Separation proposal will be discussed 
 
By LEE JUILLERAT 
H&N Regional Editor

January 27, 2010

 

     A group of Modocs interested in terminating their political relationship with the Klamath Tribes will host an informational meeting Friday in the Klamath County Government Center. 

 

   The meeting starts at 6:30 p.m. in the hearing room.

 

   About 30 Modocs, who are members of the Klamath Tribes, attended an inaugural meeting in October on a proposal to create a new Modoc tribal unit, according to Perry Chesnut, an adopted member of the Modoc Tribe.
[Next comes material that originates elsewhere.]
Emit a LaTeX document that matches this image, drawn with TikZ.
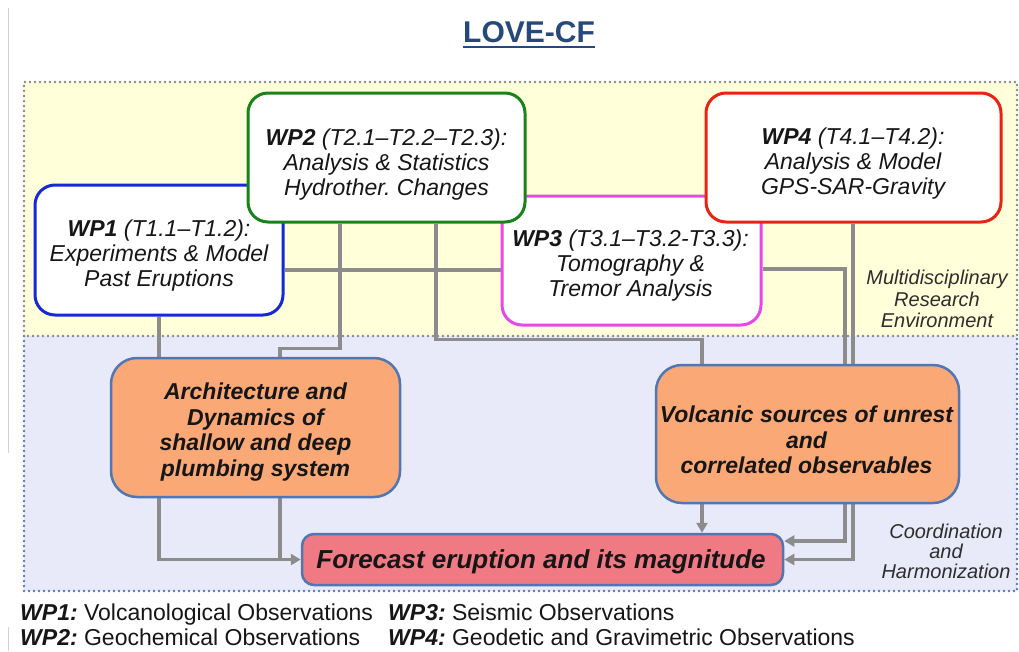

He said Friday’s meeting is for those who want to learn more about the separation movement.  

 

   Chesnut said Modocs need to end 136 years of subservience to the Klamaths.

 

   “The only practical way to preserve the Modoc Tribe’s unique ethnic and cultural identity, and protect and advance the Modoc people’s political and economic interests, is to set up their own government, separate from that of the current Klamath tribal government,” he said.

 

   Since that meeting, he said, some Modocs have gathered about 60 signatures supporting a proposal to create a Modoc tribal government.

 

   At Friday’s meeting, M. Sean Manion, a Modoc who is a civil engineer and has spent the last seven years in Iraq managing various rebuilding projects, will present an economic development model used for Arab tribes in Iraq.    

 

   Manion believes the model can be used by tribal entities, including the Modocs, to create large tribally owned enterprises as well as smaller, individually owned business ventures.

 

   Manion plans to discuss eligibility for tribal membership by contrasting the blood quantum standard now used by the Klamath Tribes with the lineal descent standard being used by some other tribes.

 

   “I’m going to talk about the kind of businesses we could have given our land base,” Chesnut said, including the possibility of a casino resort near the Modoc Point area.

 

   He also will present a map of Modoc ancestral lands ceded to the government in the Lakes Treaty of 1864 and discuss opportunities for economic development on those lands and the potential restoration of wetlands that constituted Lower Klamath Lake, Tule Lake and Clear Lake prior to reclamation projects of the early 1900s.

 

   Chesnut and Manion will be available for a question and answer session following their presentations.